* **Given request**
How many of the lines below contain "chart"? Answer with that number alone.

* **Supplied data**
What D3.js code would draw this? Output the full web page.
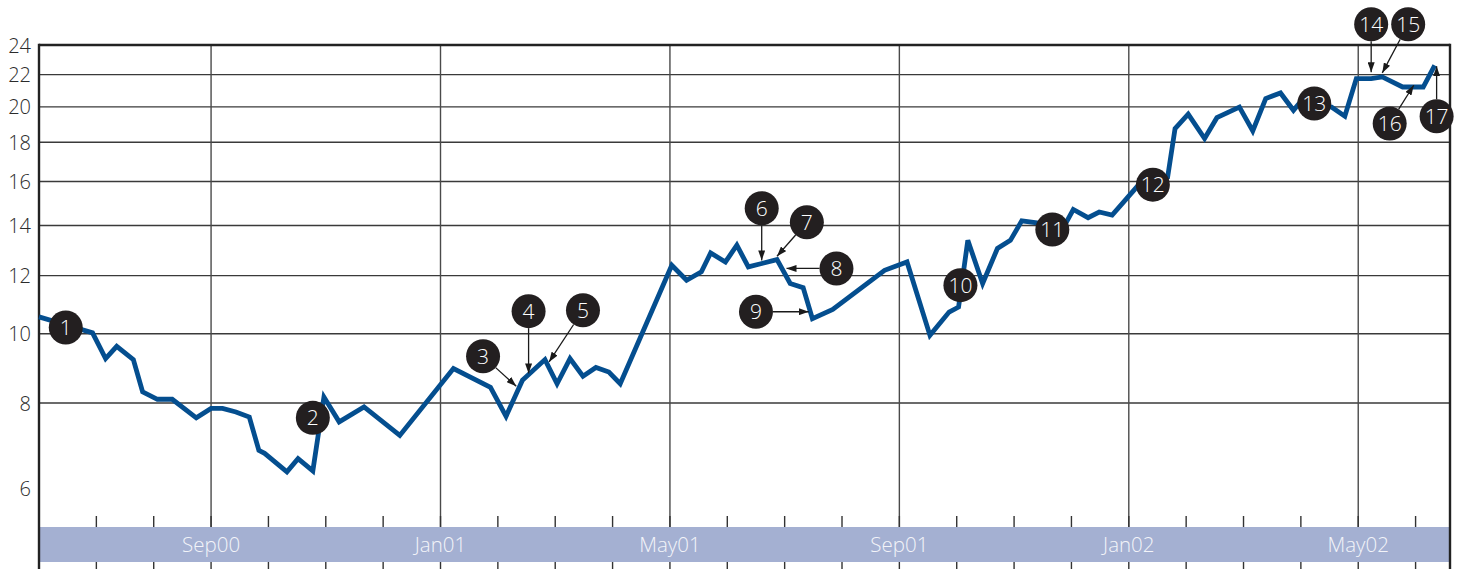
<!DOCTYPE html>
<html>
<head>
<meta charset="utf-8">
<script src="https://d3js.org/d3.v7.min.js"></script>
<style>
body { margin: 0; background: #fff; overflow: hidden; }
text { font-family: "Open Sans", sans-serif; font-weight: 300; }
</style>
</head>
<body>
<svg id="vis" width="1458" height="569"></svg>
<script>

// weekly-ish closing values (only the corners of the line)
var dates = ["2000-06-01","2000-06-15","2000-06-29","2000-07-06","2000-07-12","2000-07-21","2000-07-26",
  "2000-08-03","2000-08-11","2000-08-24","2000-09-01","2000-09-07","2000-09-14","2000-09-21","2000-09-26",
  "2000-09-29","2000-10-11","2000-10-17","2000-10-25","2000-10-31","2000-11-08","2000-11-21","2000-12-10",
  "2001-01-08","2001-01-28","2001-02-05","2001-02-13","2001-02-24","2001-03-02","2001-03-09","2001-03-16",
  "2001-03-23","2001-03-30","2001-04-05","2001-05-02","2001-05-10","2001-05-18","2001-05-23","2001-05-31",
  "2001-06-06","2001-06-12","2001-06-19","2001-06-27","2001-07-04","2001-07-11","2001-07-16","2001-07-27",
  "2001-08-24","2001-09-05","2001-09-17","2001-09-27","2001-10-02","2001-10-07","2001-10-15","2001-10-23",
  "2001-10-30","2001-11-05","2001-11-13","2001-11-20","2001-11-28","2001-12-02","2001-12-10","2001-12-16",
  "2001-12-23","2002-01-08","2002-01-15","2002-01-22","2002-01-26","2002-02-02","2002-02-10","2002-02-16",
  "2002-02-27","2002-03-06","2002-03-13","2002-03-21","2002-03-28","2002-04-01","2002-04-17","2002-04-24",
  "2002-04-30","2002-05-08","2002-05-14","2002-05-25","2002-06-05","2002-06-11"];

var prices = [10.55,10.29,10.03,9.24,9.61,9.21,8.30,
  8.10,8.10,7.62,7.86,7.86,7.77,7.64,6.84,
  6.77,6.36,6.65,6.38,8.16,7.52,7.90,7.19,
  8.95,8.42,7.66,8.62,9.21,8.52,9.24,8.73,
  8.98,8.85,8.52,12.39,11.83,12.14,12.87,12.52,
  13.18,12.33,12.46,12.61,11.71,11.56,10.49,10.80,
  12.20,12.52,9.95,10.71,10.88,13.38,11.71,13.05,
  13.38,14.20,14.11,13.97,14.09,14.70,14.34,14.59,
  14.45,16.01,16.13,16.22,18.75,19.57,18.20,19.37,
  19.99,18.62,20.50,20.84,19.80,20.33,19.99,19.45,
  21.74,21.74,21.85,21.21,21.21,22.61];

var startDate = "2000-06-01", endDate = "2002-06-19";

var yTicks = [6, 8, 10, 12, 14, 16, 18, 20, 22, 24];
var monthLabels = ["Sep00", "Jan01", "May01", "Sep01", "Jan02", "May02"];
var monthLabelDates = ["2000-09-01", "2001-01-01", "2001-05-01", "2001-09-01", "2002-01-01", "2002-05-01"];

// numbered events: where the marker sits and (optionally) the point its arrow hits
var noteLabels = ["1","2","3","4","5","6","7","8","9","10","11","12","13","14","15","16","17"];
var noteDates = ["2000-06-15","2000-10-25","2001-01-24","2001-02-16","2001-03-16","2001-06-19","2001-07-13",
  "2001-07-29","2001-06-16","2001-10-03","2001-11-21","2002-01-14","2002-04-08","2002-05-08","2002-05-28",
  "2002-05-18","2002-06-12"];
var noteValues = [10.20,7.62,9.31,10.74,10.77,14.76,14.14,12.27,10.72,11.65,13.83,15.85,20.20,25.5,25.5,19.03,19.45];
var arrowDates = [null,null,"2001-02-10","2001-02-16","2001-02-26","2001-06-19","2001-06-27","2001-07-02",
  "2001-07-14",null,null,null,null,"2002-05-08","2002-05-14","2002-05-31","2002-06-12"];
var arrowValues = [null,null,8.45,8.81,9.14,12.58,12.74,12.27,10.72,null,null,null,null,22.15,22.11,21.32,22.55];


var parse = d3.timeParse("%Y-%m-%d");

// months since Jun 2000, every month gets the same width like in the original
function monthIndex(s) {
  var d = parse(s);
  var len = new Date(d.getFullYear(), d.getMonth() + 1, 0).getDate();
  return (d.getFullYear() - 2000) * 12 + d.getMonth() - 5 + (d.getDate() - 1) / len;
}

var svg = d3.select("#vis"),
  width = +svg.attr("width"),
  height = +svg.attr("height");

var plot = {left: 39, right: 1450, top: 45, bottom: 527, band: 35};

var x = d3.scaleLinear()
  .domain([monthIndex(startDate), monthIndex(endDate)])
  .range([plot.left, plot.right]);

var y = d3.scaleSymlog()
  .constant(1.5)
  .domain([5.25, 24])
  .range([plot.bottom, plot.top]);

var data = dates.map(function(d, i) { return {date: d, value: prices[i]}; });

var months = d3.range(1, Math.floor(monthIndex(endDate)) + 1);
function isMajor(m) { return (m - 3) % 4 === 0; }

// horizontal grid
svg.append("g").selectAll("line")
  .data(yTicks.filter(function(d) { return d > 6 && d < 24; }))
  .enter().append("line")
    .attr("x1", plot.left).attr("x2", plot.right)
    .attr("y1", function(d) { return y(d); })
    .attr("y2", function(d) { return y(d); })
    .attr("stroke", "#3a3a3a")
    .attr("stroke-width", 1.4);

// vertical grid every 4 months
svg.append("g").selectAll("line")
  .data(months.filter(isMajor))
  .enter().append("line")
    .attr("x1", function(d) { return x(d); })
    .attr("x2", function(d) { return x(d); })
    .attr("y1", plot.top)
    .attr("y2", plot.bottom)
    .attr("stroke", "#4a4a4a")
    .attr("stroke-width", 1.4);

// month ticks above and below the band
var ticks = svg.append("g");
ticks.selectAll("line.up")
  .data(months)
  .enter().append("line")
    .attr("class", "up")
    .attr("x1", function(d) { return x(d); })
    .attr("x2", function(d) { return x(d); })
    .attr("y1", plot.bottom - 11)
    .attr("y2", plot.bottom)
    .attr("stroke", "#333")
    .attr("stroke-width", 1.4);
ticks.selectAll("line.down")
  .data(months)
  .enter().append("line")
    .attr("class", "down")
    .attr("x1", function(d) { return x(d); })
    .attr("x2", function(d) { return x(d); })
    .attr("y1", plot.bottom + plot.band)
    .attr("y2", height)
    .attr("stroke", "#333")
    .attr("stroke-width", 1.4);

// date band
svg.append("rect")
  .attr("x", plot.left)
  .attr("y", plot.bottom)
  .attr("width", plot.right - plot.left)
  .attr("height", plot.band)
  .attr("fill", "#a4b0d2");

svg.append("g").selectAll("text")
  .data(monthLabels)
  .enter().append("text")
    .attr("x", function(d, i) { return x(monthIndex(monthLabelDates[i])); })
    .attr("y", plot.bottom + 25)
    .attr("text-anchor", "middle")
    .attr("font-size", "20.5px")
    .attr("fill", "#f3f4f9")
    .text(function(d) { return d; });

// y labels
svg.append("g").selectAll("text")
  .data(yTicks)
  .enter().append("text")
    .attr("x", plot.left - 8)
    .attr("y", function(d) { return y(d); })
    .attr("dy", "0.38em")
    .attr("text-anchor", "end")
    .attr("font-size", "20px")
    .attr("fill", "#2b2b2b")
    .text(function(d) { return d; });

// frame: top, left and right
svg.append("line")
  .attr("x1", plot.left).attr("x2", plot.right)
  .attr("y1", plot.top).attr("y2", plot.top)
  .attr("stroke", "#222").attr("stroke-width", 2.4);
svg.selectAll("line.side")
  .data([plot.left, plot.right])
  .enter().append("line")
    .attr("class", "side")
    .attr("x1", function(d) { return d; })
    .attr("x2", function(d) { return d; })
    .attr("y1", plot.top - 1.2)
    .attr("y2", height)
    .attr("stroke", "#222")
    .attr("stroke-width", 2.4);

// price line
var line = d3.line()
  .x(function(d) { return x(monthIndex(d.date)); })
  .y(function(d) { return y(d.value); });

svg.append("path")
  .datum(data)
  .attr("d", line)
  .attr("fill", "none")
  .attr("stroke", "#044e8f")
  .attr("stroke-width", 4.8);

// arrow head
svg.append("defs").append("marker")
  .attr("id", "arrow")
  .attr("viewBox", "0 0 10 7")
  .attr("refX", 10).attr("refY", 3.5)
  .attr("markerWidth", 10).attr("markerHeight", 7)
  .attr("markerUnits", "userSpaceOnUse")
  .attr("orient", "auto")
  .append("path")
    .attr("d", "M0,0L10,3.5L0,7Z")
    .attr("fill", "#1a1a1a");

var r = 17;
var notes = noteLabels.map(function(d, i) {
  return {
    label: d,
    cx: x(monthIndex(noteDates[i])),
    cy: y(noteValues[i]),
    tx: arrowDates[i] ? x(monthIndex(arrowDates[i])) : null,
    ty: arrowDates[i] ? y(arrowValues[i]) : null
  };
});

svg.append("g").selectAll("line")
  .data(notes.filter(function(d) { return d.tx !== null; }))
  .enter().append("line")
    .attr("x1", function(d) { var l = Math.hypot(d.tx - d.cx, d.ty - d.cy); return d.cx + (d.tx - d.cx) / l * r; })
    .attr("y1", function(d) { var l = Math.hypot(d.tx - d.cx, d.ty - d.cy); return d.cy + (d.ty - d.cy) / l * r; })
    .attr("x2", function(d) { return d.tx; })
    .attr("y2", function(d) { return d.ty; })
    .attr("stroke", "#1a1a1a")
    .attr("stroke-width", 1.3)
    .attr("marker-end", "url(#arrow)");

var marks = svg.append("g").selectAll("g")
  .data(notes)
  .enter().append("g")
    .attr("transform", function(d) { return "translate(" + d.cx + "," + d.cy + ")"; });

marks.append("circle")
  .attr("r", r)
  .attr("fill", "#231f20");

marks.append("text")
  .attr("text-anchor", "middle")
  .attr("dy", "0.36em")
  .attr("font-size", "21px")
  .attr("fill", "#fff")
  .text(function(d) { return d.label; });

</script>
</body>
</html>
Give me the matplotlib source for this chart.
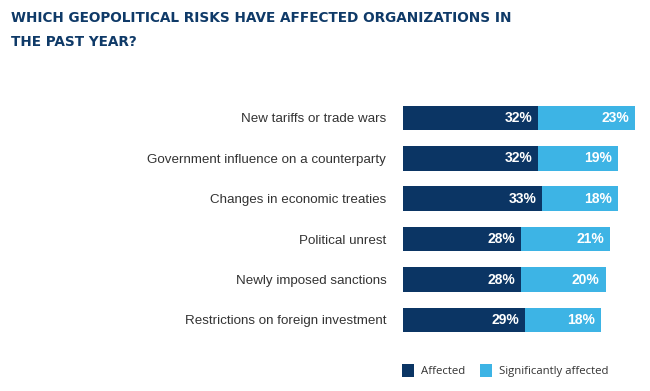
import matplotlib
matplotlib.use("Agg")
import matplotlib.pyplot as plt
from matplotlib.patches import Patch

categories = ["New tariffs or trade wars", "Government influence on a counterparty",
              "Changes in economic treaties", "Political unrest",
              "Newly imposed sanctions", "Restrictions on foreign investment"]
affected = [32, 32, 33, 28, 28, 29]
significantly = [23, 19, 18, 21, 20, 18]
series_names = ["Affected", "Significantly affected"]

dark = "#0b3564"
light = "#3db4e5"
title_color = "#0f3a68"

fig = plt.figure(figsize=(6.5, 3.91), dpi=100)
ax = fig.add_axes([0.62, 0.130, 0.357, 0.620])

y = list(range(len(categories)))
h = 0.61
ax.barh(y, affected, height=h, color=dark)
ax.barh(y, significantly, left=affected, height=h, color=light)

for i in y:
    a = affected[i]; s = significantly[i]
    ax.text(a - 1.4, i, f"{a}%", ha="right", va="center", color="white",
            fontsize=10, fontweight="bold", family="Liberation Sans")
    ax.text(a + s - 1.4, i, f"{s}%", ha="right", va="center", color="white",
            fontsize=10, fontweight="bold", family="Liberation Sans")

ax.set_xlim(0, 55)
ax.set_ylim(5.5, -0.5)
ax.set_yticks(y)
ax.set_yticklabels(categories, fontsize=9.6, color="#333333", family="Liberation Sans")
ax.tick_params(axis="y", length=0, pad=12)
ax.set_xticks([])
for sp in ax.spines.values():
    sp.set_visible(False)

fig.text(0.017, 0.945, "WHICH GEOPOLITICAL RISKS HAVE AFFECTED ORGANIZATIONS IN",
         fontsize=9.8, fontweight="bold", color=title_color, family="DejaVu Sans",
         va="baseline")
fig.text(0.017, 0.883, "THE PAST YEAR?",
         fontsize=9.8, fontweight="bold", color=title_color, family="DejaVu Sans",
         va="baseline")

handles = [Patch(facecolor=dark, edgecolor="none", label=series_names[0]),
           Patch(facecolor=light, edgecolor="none", label=series_names[1])]
fig.legend(handles=handles, loc="center left", bbox_to_anchor=(0.603, 0.052),
           ncol=2, frameon=False, handlelength=1.05, handleheight=1.4,
           handletextpad=0.6, columnspacing=1.3,
           prop={"family": "Open Sans", "size": 8.2}, labelcolor="#333333")

fig.savefig("out.png", dpi=100)
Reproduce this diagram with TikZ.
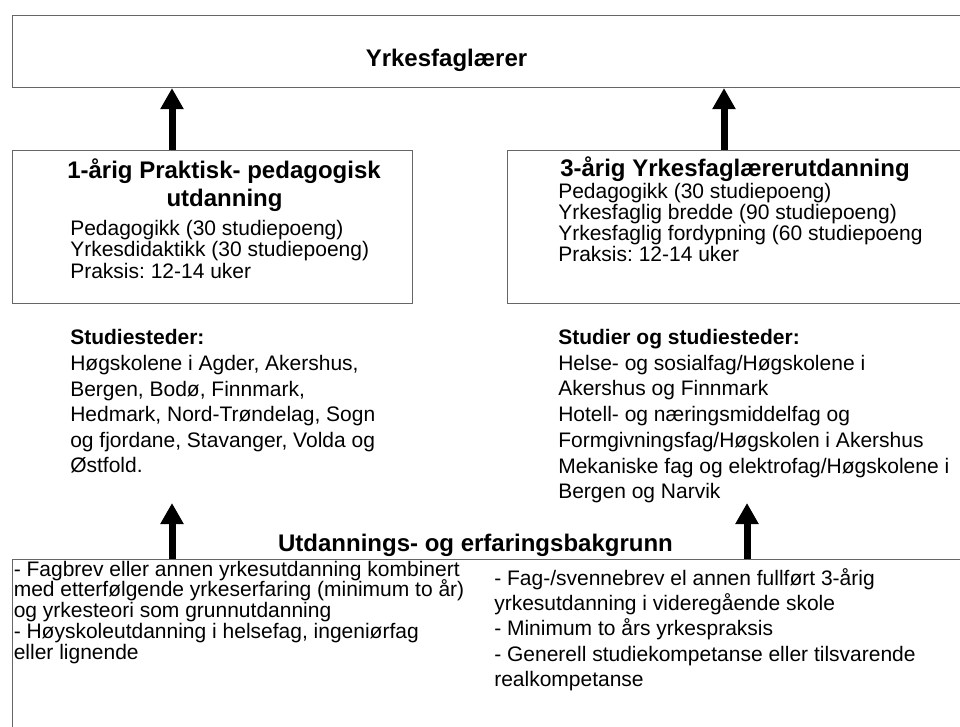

* **Written reply**
1